Yargıtay Kararı 21. Hukuk Dairesi 2009/5557 E. 2010/4327 K. 14.04.2010 T.

YARGITAY KARARI
DAİRE : 21. Hukuk Dairesi
ESAS NO : 2009/5557
KARAR NO : 2010/4327
KARAR TARİHİ : 14.04.2010

MAHKEMESİ :İş Mahkemesi

Davacı,davalı işveren nezdinde 1.7.1991-1.4.1993 tarihleri arası çalıştığının tespitine karar verilmesini istemiştir.
Mahkeme ilamında belirtildiği şekilde, isteğin kısmen kabulüne karar vermiştir.
Hükmün davacı ile davalılardan Kurum vekili tarafından temyiz edilmesi üzerine temyiz isteğinin süresinde olduğu anlaşıldıktan ve Tetkik Hakimi … tarafından düzenlenen raporla dosyadaki kağıtlar okunduktan sonra işin gereği düşünüldü ve aşağıdaki karar tesbit edildi
K A R A R

1-Dosyadaki yazılara, toplanan delillere, hükmün dayandığı gerektirici nedenlere göre, davalı …’nun tüm, davacının aşağıdaki bendin kapsamı dışında kalan diğer temyiz itirazlarının reddi gerekir.
2-Davacı, davalıya ait işyerinde, 30.01.1988-05.09.1990 ve 01.07.1991-01.04.1993 tarihleri arasında hizmet akdine dayalı olarak sürekli çalıştığının tespitini istemiştir. Mahkemece davanın kısmen kabulü ile davacının 01.07.1991-01.04.1993 tarihleri arasında hizmet akdine dayalı olarak sürekli çalıştığının tespitine, hak düşürücü süreye uğraması nedeniyle 30.01.1988-05.09.1990 tarihleri arasındaki dönem yönünden istemin reddine karar verilmiştir.
Davanın yasal dayanağını oluşturan 506 sayılı Yasanın 79/10. maddesinde, bu tür hizmet tespiti davalarının kanıtlanması yönünden özel bir yöntem öngörülmemiştir.
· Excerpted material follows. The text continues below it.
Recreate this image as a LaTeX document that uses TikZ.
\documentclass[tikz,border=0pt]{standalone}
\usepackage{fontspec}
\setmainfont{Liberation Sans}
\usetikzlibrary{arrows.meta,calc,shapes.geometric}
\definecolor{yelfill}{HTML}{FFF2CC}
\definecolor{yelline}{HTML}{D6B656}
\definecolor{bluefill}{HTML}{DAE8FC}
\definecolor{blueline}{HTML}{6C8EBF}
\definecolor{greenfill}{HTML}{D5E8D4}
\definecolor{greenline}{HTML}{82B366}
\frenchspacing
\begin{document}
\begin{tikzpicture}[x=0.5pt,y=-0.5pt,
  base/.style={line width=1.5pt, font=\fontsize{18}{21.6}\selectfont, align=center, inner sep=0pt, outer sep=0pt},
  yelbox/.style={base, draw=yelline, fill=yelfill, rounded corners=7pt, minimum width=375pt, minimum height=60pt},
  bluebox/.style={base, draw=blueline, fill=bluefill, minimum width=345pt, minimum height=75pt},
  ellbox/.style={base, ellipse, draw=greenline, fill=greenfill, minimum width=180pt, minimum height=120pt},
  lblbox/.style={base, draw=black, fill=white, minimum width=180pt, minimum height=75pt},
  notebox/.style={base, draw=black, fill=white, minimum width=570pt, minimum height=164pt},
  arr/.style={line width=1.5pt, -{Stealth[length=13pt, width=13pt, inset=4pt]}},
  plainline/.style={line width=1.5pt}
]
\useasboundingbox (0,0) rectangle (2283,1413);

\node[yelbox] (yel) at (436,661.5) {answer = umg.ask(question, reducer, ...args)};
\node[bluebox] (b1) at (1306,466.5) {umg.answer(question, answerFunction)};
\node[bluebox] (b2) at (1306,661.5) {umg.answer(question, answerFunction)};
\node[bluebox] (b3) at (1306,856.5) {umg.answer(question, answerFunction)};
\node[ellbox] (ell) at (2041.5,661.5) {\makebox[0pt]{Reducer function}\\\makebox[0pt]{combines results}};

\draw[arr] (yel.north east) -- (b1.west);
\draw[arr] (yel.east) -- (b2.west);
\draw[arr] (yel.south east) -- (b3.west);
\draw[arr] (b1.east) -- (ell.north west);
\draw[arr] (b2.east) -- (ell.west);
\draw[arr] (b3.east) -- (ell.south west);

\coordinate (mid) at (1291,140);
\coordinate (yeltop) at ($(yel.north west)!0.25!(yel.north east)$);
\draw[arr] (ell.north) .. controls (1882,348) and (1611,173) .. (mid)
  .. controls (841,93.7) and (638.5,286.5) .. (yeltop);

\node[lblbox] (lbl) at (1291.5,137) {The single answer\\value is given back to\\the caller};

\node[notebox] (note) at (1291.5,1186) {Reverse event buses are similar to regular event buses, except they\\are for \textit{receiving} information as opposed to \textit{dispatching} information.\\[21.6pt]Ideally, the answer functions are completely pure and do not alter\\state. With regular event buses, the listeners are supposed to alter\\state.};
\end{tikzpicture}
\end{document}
Kimi ayrık durumlar dışında; resmi belge veya yazılı delillerin bulunması, sigortalı sayılması gereken sürelerin saptanmasında güçlü delil olmaları itibariyle sonuca etkili olurlar. Ne var ki bu tür kanıtların bulunmaması, salt, bu nedene dayalı istemin reddine neden olmaz. Somut bilgilere dayanması, inandırıcı olmaları koşuluyla, Kuruma bildirilen dönem bordroları, tanıkları veya iş ilişkisini bilen veya bilmesi gereken işverenler tarafından Kuruma bildirilen komşu işyerleri çalışanları gibi kişilerin bilgileri ve bunları destekleyen kimi diğer kanıtlarla dahi sonuca gitmek mümkündür.
Somut olayda davacının, 05.09.1990 tarihinden itibaren çalışmalarının (01.07.1991-01.04.1993 tarihleri arasındaki süre dışında) SGK’na bildirildiği, dava tarihine kadar davalıya ait işyerinde çalışmaya devam ettiği, çalışmasının başka bir işyerinde çalışmayla kesintiye uğramadığı dosyadaki bilgi ve belgelerden anlaşılmaktadır. Dinlenen bordro tanıkları da davacının bu işyerinde 1988 yılından itibaren aralıksız çalıştığını doğrulamıştır.Bu durumda davacının 01.07.1991-01.04.1993 tarihleri arasında hizmet akdine dayalı olarak sürekli çalıştığının tespitine dair verilen karar doğrudur. Ancak 506 sayılı Yasa’nın 79/10. maddesi gereği bu tür davaların 5 yıllık hak düşürücü süre içinde açılması gerekir ise de, davacının 30.01.1988 tarihinden itibaren başka bir işverenin işyerinde çalışmaksızın dava tarihine kadar davalı işverene ait işyerinde çalıştığı bordro tanıklarının beyanlarından açıkça belli olduğuna göre aynı işverene ait işyerindeki hizmet akti, 30.01.1988 tarihinden itibaren kesintisiz olarak devam ettiğinden hak düşürücü sürenin geçtiğinden söz edilemez. .Mahkemece, davanın kabulüne karar verilmesi gerekirken bu maddi ve hukuki olgular göz önünde tutulmaksızın yazılı şekilde hüküm kurulması usul ve yasaya aykırı olup bozma nedenidir.
O halde, davacının bu yönleri amaçlayan temyiz itirazları kabul edilmeli ve hüküm bozulmalıdır.
SONUÇ:Hükmün yukarıda açıklanan nedenlerle BOZULMASINA, 14.04.2010 gününde oybirliğiyle karar verildi.